— start —

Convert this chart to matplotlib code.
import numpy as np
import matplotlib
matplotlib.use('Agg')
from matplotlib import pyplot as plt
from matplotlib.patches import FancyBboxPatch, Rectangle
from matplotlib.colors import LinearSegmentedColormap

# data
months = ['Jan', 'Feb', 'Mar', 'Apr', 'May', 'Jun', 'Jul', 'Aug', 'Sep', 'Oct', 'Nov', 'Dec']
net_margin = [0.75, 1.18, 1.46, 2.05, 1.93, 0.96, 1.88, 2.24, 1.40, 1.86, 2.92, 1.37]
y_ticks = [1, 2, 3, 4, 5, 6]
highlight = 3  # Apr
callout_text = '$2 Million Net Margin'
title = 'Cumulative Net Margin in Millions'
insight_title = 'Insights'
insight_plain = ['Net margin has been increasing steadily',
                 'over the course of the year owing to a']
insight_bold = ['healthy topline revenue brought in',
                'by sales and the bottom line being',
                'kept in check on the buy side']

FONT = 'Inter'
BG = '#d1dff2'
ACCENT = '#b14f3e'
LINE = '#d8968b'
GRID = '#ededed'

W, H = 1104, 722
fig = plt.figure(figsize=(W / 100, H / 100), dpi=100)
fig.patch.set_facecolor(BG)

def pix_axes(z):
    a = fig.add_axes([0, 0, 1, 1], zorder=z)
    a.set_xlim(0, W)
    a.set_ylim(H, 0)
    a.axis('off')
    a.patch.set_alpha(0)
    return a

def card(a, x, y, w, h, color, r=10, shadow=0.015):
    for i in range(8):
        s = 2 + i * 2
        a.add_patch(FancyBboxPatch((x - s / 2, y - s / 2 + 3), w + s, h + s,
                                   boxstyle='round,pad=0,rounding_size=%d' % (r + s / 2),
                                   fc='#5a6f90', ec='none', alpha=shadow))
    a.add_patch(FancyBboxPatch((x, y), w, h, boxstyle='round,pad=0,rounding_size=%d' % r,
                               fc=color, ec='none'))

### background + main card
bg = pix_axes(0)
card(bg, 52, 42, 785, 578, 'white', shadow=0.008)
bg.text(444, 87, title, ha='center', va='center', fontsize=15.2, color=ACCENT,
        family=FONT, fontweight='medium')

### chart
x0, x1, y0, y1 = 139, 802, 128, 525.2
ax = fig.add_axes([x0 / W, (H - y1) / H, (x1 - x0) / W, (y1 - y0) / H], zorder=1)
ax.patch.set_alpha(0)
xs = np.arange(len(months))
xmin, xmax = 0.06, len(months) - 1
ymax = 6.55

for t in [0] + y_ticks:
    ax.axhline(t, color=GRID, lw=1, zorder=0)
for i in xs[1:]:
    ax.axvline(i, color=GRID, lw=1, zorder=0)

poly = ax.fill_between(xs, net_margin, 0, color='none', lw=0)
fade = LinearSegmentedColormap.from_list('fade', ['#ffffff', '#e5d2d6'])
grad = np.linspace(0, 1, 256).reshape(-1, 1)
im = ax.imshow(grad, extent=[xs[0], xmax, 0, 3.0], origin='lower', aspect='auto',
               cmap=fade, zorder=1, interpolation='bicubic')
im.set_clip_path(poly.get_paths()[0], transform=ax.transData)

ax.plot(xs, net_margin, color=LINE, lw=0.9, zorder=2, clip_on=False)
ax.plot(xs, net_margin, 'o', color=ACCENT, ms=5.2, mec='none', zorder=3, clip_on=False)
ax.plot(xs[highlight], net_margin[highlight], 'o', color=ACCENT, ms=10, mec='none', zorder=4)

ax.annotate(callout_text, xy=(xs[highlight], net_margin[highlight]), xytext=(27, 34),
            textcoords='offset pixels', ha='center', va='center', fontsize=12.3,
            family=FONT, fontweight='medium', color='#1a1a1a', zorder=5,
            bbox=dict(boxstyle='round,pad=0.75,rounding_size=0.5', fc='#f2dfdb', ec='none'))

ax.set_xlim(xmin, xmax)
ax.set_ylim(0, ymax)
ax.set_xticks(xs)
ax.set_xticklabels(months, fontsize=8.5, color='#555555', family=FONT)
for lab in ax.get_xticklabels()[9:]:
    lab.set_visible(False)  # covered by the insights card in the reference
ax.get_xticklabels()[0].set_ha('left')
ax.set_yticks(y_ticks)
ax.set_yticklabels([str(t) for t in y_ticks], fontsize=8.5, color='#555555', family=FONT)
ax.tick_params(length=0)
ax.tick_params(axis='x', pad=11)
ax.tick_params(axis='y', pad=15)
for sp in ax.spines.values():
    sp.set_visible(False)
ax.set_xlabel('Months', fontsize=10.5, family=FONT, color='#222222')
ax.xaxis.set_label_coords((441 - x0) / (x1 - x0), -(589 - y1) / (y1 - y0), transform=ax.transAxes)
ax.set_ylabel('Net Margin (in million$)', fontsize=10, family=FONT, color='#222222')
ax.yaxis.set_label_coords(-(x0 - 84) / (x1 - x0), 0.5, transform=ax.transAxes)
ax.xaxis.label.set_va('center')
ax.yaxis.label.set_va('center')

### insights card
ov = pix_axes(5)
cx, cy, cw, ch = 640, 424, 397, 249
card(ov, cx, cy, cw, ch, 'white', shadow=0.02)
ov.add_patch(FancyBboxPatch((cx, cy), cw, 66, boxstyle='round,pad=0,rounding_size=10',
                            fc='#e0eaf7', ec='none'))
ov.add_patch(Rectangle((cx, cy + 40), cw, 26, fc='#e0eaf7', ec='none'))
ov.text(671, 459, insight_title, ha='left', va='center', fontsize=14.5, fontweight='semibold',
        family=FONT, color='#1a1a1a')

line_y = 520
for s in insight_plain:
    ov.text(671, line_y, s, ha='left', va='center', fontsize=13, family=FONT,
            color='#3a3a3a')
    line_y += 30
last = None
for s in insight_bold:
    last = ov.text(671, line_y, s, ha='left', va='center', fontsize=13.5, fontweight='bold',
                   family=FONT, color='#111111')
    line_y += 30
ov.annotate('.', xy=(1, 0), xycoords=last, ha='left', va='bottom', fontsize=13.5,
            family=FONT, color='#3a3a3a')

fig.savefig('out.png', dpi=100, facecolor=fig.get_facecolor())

— end —

[Written exercise] In the listing above, please print only the lines from the first one to the line where "fig.patch.set_facecolor(BG)" appears, exactly as written, both of those lines included.

[Exercise answer]
Convert this chart to matplotlib code.
import numpy as np
import matplotlib
matplotlib.use('Agg')
from matplotlib import pyplot as plt
from matplotlib.patches import FancyBboxPatch, Rectangle
from matplotlib.colors import LinearSegmentedColormap

# data
months = ['Jan', 'Feb', 'Mar', 'Apr', 'May', 'Jun', 'Jul', 'Aug', 'Sep', 'Oct', 'Nov', 'Dec']
net_margin = [0.75, 1.18, 1.46, 2.05, 1.93, 0.96, 1.88, 2.24, 1.40, 1.86, 2.92, 1.37]
y_ticks = [1, 2, 3, 4, 5, 6]
highlight = 3  # Apr
callout_text = '$2 Million Net Margin'
title = 'Cumulative Net Margin in Millions'
insight_title = 'Insights'
insight_plain = ['Net margin has been increasing steadily',
                 'over the course of the year owing to a']
insight_bold = ['healthy topline revenue brought in',
                'by sales and the bottom line being',
                'kept in check on the buy side']

FONT = 'Inter'
BG = '#d1dff2'
ACCENT = '#b14f3e'
LINE = '#d8968b'
GRID = '#ededed'

W, H = 1104, 722
fig = plt.figure(figsize=(W / 100, H / 100), dpi=100)
fig.patch.set_facecolor(BG)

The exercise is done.